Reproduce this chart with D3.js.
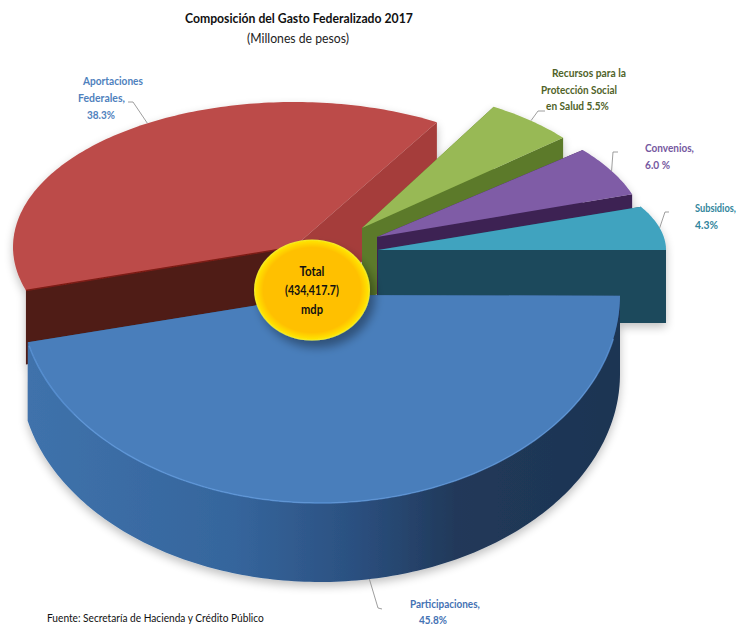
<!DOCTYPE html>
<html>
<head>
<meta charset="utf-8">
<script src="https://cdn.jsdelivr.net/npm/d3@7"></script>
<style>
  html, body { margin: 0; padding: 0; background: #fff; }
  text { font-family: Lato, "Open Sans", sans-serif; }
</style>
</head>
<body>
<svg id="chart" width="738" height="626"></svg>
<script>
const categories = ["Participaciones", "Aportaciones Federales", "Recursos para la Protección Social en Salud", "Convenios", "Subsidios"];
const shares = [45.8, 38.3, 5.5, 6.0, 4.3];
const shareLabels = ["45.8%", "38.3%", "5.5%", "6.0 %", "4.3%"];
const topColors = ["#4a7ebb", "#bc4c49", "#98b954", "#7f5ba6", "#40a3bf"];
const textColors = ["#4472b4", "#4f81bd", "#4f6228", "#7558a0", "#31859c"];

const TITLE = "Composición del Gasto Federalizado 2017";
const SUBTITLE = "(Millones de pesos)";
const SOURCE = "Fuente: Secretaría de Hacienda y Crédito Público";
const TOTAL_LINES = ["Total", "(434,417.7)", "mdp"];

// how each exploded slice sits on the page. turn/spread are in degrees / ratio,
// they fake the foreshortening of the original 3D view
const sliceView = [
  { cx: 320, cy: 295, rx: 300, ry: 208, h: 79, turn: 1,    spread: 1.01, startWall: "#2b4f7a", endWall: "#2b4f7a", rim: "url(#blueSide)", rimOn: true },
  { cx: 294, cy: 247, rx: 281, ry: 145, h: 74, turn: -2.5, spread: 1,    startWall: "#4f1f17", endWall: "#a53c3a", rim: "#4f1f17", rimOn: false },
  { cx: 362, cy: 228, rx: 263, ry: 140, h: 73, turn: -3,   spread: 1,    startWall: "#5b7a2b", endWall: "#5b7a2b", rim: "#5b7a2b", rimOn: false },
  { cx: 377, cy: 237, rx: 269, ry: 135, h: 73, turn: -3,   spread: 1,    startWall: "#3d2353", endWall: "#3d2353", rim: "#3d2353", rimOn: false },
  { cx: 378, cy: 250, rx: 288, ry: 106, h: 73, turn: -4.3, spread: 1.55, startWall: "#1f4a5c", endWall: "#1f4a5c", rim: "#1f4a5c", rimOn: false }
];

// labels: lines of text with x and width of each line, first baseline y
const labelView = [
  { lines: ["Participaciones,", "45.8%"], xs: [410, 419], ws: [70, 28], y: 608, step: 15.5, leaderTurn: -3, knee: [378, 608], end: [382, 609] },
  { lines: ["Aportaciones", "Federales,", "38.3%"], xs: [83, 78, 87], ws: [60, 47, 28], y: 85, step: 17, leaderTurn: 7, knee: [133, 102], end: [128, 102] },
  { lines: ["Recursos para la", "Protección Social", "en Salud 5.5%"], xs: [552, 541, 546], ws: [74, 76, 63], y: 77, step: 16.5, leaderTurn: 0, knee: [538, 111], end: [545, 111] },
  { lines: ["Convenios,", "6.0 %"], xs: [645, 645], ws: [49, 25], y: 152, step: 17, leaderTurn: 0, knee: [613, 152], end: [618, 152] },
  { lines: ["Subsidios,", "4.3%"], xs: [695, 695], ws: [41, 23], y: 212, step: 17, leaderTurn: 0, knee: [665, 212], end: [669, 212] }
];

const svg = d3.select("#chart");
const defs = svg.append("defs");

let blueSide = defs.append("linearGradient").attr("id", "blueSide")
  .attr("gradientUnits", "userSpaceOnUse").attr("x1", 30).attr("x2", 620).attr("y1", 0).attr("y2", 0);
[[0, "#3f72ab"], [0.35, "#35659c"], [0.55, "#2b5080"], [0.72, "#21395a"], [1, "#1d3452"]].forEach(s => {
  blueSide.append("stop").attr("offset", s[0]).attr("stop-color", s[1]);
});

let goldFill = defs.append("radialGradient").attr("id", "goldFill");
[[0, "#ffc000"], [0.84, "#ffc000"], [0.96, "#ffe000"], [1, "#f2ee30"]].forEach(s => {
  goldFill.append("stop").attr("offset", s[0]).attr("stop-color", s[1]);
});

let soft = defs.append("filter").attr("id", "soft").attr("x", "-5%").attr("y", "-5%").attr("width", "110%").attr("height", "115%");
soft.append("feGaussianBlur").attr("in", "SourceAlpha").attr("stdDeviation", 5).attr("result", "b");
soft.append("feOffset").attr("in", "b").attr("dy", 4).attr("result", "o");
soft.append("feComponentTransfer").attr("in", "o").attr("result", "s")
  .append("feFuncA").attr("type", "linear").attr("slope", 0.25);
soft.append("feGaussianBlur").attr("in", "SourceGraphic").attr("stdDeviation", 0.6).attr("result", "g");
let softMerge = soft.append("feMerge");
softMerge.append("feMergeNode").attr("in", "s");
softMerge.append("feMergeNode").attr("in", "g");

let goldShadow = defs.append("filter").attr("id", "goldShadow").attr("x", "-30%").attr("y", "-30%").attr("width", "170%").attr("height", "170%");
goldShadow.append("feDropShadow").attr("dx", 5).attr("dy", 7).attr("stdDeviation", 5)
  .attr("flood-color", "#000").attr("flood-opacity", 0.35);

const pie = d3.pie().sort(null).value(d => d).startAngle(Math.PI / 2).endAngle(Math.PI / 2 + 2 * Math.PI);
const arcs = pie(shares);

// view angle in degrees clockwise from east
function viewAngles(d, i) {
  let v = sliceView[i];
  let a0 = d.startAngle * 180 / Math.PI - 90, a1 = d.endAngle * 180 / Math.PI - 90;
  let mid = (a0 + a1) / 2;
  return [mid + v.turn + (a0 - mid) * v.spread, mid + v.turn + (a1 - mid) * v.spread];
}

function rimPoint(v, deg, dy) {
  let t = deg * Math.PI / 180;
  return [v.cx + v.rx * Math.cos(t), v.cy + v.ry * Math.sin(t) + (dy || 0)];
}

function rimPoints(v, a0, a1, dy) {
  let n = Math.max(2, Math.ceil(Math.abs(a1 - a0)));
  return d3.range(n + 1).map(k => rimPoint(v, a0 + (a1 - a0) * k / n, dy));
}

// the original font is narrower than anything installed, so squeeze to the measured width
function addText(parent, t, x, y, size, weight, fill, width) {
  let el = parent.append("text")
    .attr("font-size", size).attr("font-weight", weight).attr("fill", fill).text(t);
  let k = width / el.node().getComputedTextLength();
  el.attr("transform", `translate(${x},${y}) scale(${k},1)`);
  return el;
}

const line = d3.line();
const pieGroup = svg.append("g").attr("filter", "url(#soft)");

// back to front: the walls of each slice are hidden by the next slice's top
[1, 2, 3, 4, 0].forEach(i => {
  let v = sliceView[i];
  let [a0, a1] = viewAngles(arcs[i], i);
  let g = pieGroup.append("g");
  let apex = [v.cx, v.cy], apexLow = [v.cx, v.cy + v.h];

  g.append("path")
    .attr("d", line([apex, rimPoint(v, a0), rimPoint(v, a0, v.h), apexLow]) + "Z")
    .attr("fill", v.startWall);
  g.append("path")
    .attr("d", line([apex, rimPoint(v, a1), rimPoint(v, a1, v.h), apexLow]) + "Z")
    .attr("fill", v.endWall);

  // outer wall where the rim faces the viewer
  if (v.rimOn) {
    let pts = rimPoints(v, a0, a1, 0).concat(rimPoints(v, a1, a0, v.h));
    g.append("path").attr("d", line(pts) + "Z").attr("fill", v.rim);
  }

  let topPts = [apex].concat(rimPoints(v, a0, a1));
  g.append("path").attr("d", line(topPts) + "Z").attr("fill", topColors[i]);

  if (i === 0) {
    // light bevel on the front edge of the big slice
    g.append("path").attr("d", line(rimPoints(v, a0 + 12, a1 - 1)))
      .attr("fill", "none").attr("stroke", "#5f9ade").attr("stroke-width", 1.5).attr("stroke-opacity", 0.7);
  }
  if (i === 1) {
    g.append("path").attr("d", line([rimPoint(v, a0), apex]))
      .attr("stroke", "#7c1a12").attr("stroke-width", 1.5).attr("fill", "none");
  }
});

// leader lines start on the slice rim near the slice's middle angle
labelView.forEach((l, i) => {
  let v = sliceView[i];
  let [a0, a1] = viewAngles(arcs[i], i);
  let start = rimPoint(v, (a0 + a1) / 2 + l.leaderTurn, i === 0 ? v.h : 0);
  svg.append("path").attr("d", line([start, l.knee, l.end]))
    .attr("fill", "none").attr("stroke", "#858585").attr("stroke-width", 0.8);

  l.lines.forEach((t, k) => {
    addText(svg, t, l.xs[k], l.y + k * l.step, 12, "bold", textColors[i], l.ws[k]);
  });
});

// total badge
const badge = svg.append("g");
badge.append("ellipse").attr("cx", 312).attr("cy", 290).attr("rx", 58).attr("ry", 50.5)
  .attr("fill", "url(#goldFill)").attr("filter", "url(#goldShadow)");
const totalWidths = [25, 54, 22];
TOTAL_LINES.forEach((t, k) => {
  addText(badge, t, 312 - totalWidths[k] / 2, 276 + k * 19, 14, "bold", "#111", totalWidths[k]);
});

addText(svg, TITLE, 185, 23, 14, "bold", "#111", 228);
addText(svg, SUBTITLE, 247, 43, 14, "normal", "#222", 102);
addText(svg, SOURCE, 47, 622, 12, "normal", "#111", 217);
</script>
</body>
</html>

================================

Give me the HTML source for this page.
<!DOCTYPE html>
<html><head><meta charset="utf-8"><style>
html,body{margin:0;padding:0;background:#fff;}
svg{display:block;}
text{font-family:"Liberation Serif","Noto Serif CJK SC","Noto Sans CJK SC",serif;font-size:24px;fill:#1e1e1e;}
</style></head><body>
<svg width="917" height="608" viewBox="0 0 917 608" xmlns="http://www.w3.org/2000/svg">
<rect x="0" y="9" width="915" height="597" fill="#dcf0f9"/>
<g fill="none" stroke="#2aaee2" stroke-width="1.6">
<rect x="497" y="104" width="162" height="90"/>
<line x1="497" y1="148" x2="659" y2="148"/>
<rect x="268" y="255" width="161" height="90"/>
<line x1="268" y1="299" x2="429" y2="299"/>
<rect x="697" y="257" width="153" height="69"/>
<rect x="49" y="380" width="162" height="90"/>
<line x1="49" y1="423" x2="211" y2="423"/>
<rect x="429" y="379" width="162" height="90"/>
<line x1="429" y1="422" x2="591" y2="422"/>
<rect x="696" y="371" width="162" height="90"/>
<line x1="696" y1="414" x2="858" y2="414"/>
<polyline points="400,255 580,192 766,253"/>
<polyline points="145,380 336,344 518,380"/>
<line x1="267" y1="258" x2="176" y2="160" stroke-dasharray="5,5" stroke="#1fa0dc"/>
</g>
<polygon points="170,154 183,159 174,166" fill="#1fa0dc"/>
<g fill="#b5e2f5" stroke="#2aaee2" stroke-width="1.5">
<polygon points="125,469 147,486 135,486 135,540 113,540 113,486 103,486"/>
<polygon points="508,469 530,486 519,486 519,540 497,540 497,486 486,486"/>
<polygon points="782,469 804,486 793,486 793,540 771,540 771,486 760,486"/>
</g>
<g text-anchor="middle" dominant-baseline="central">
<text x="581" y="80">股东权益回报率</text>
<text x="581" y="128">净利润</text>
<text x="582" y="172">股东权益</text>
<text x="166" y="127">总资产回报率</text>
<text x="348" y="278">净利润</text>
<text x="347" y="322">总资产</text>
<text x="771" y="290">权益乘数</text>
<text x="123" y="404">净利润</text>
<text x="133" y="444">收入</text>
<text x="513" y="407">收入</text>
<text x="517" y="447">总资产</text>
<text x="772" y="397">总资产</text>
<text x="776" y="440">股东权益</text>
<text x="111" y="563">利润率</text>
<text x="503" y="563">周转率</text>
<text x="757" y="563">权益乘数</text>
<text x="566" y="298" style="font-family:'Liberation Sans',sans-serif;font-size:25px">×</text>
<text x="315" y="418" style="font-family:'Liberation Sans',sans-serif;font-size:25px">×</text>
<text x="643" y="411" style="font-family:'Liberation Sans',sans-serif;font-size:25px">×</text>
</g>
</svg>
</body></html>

================================

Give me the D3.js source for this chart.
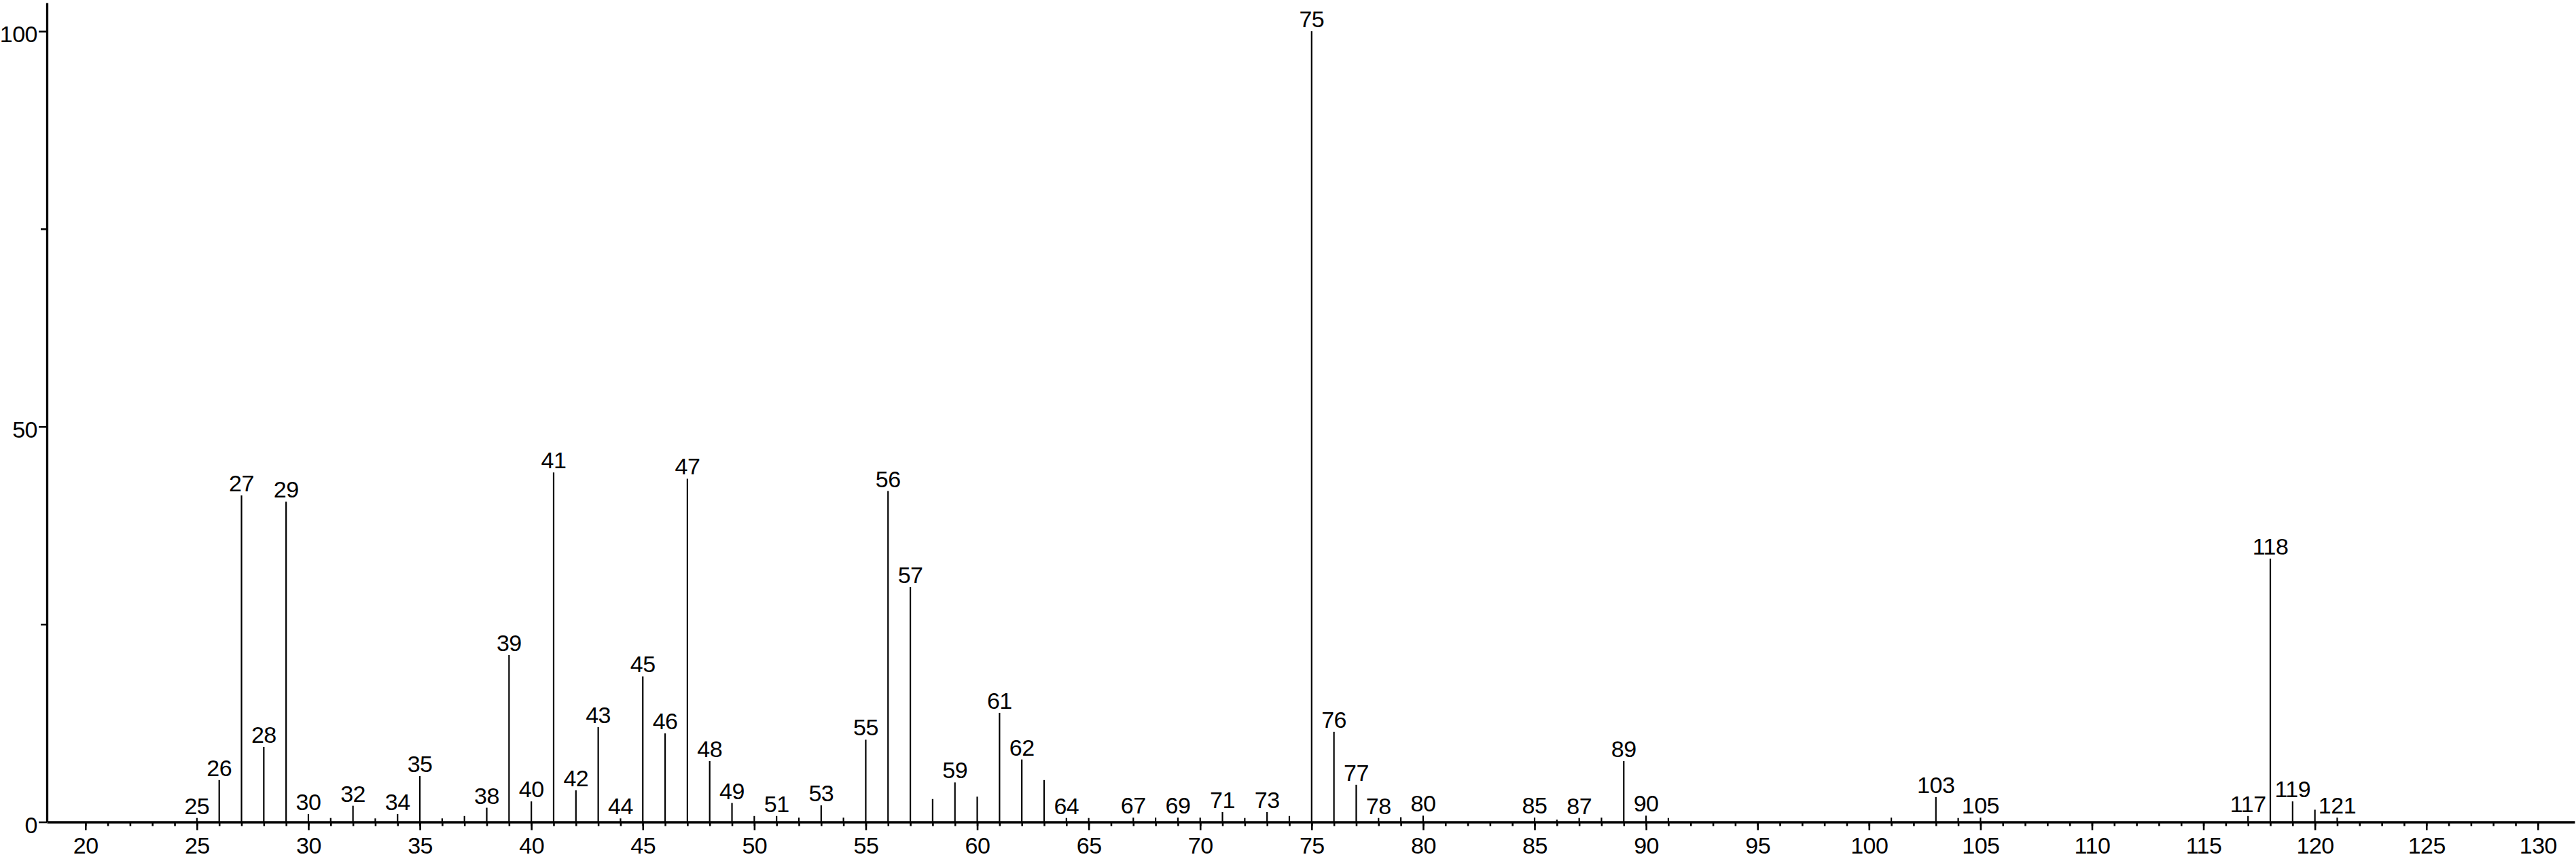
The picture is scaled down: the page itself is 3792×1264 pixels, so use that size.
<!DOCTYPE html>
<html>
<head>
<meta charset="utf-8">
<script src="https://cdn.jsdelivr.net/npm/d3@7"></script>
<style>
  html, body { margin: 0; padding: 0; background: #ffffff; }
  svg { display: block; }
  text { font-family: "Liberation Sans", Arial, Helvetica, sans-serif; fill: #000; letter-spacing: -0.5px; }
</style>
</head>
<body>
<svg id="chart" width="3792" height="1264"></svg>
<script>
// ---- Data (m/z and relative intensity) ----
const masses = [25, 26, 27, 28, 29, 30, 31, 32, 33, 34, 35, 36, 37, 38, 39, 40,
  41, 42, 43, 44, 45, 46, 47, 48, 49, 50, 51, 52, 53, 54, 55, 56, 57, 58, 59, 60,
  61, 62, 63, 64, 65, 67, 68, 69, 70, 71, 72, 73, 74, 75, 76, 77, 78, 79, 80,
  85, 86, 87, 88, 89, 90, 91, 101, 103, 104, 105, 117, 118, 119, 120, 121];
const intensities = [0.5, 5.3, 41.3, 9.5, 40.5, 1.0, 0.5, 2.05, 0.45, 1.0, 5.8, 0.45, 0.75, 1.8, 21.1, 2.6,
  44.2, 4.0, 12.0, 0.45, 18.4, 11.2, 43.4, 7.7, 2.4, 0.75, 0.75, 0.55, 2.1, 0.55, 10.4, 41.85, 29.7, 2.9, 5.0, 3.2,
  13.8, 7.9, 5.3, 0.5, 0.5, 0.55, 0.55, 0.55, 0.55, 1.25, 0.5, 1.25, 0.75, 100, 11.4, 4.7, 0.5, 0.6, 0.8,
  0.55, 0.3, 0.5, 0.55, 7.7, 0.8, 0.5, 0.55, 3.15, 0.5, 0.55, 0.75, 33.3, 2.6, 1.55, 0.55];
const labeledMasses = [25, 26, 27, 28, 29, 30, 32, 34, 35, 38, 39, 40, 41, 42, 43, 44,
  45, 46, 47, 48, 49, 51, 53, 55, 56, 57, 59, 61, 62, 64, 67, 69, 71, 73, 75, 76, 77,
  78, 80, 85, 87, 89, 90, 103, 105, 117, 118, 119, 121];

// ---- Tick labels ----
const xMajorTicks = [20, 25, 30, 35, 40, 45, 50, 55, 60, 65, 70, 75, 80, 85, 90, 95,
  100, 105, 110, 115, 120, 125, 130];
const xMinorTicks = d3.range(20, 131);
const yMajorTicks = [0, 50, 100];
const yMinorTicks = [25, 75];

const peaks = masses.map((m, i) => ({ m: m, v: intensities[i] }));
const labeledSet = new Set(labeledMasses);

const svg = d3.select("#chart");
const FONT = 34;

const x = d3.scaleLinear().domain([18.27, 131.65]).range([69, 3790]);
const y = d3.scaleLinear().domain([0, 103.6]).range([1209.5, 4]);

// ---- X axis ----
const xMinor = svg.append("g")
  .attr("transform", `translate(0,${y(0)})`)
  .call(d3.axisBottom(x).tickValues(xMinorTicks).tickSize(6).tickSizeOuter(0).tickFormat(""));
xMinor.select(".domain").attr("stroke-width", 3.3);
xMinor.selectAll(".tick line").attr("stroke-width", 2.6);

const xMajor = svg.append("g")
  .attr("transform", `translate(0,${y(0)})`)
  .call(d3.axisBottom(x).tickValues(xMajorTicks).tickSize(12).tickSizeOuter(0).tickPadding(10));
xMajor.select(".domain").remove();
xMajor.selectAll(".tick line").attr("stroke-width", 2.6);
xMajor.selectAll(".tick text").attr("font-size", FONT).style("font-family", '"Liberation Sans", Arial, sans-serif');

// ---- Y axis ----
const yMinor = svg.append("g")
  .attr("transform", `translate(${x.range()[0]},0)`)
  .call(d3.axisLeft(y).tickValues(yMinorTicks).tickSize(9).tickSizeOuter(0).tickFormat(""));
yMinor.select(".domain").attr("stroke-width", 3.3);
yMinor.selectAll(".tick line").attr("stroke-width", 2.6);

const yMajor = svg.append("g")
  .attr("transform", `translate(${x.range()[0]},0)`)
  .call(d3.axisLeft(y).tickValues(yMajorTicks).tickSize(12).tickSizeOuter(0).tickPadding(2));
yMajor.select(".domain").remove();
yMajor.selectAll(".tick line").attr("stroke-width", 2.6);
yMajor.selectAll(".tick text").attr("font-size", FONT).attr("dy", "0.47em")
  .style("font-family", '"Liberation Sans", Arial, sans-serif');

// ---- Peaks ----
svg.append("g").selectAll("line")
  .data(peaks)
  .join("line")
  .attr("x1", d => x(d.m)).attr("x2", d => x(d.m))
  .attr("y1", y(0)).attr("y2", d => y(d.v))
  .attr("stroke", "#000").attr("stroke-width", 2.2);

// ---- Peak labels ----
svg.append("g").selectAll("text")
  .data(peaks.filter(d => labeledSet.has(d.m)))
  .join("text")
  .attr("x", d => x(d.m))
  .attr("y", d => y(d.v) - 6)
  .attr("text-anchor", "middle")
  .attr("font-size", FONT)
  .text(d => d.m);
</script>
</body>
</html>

================================

* _Goal of the exercise_:
Only lines with "page" are wanted here; list each of them.

* _Answer to the exercise_:
// how each exploded slice sits on the page. turn/spread are in degrees / ratio,
Give me the HTML source for this page.
The picture is scaled down: the page itself is 3792×1264 pixels, so use that size.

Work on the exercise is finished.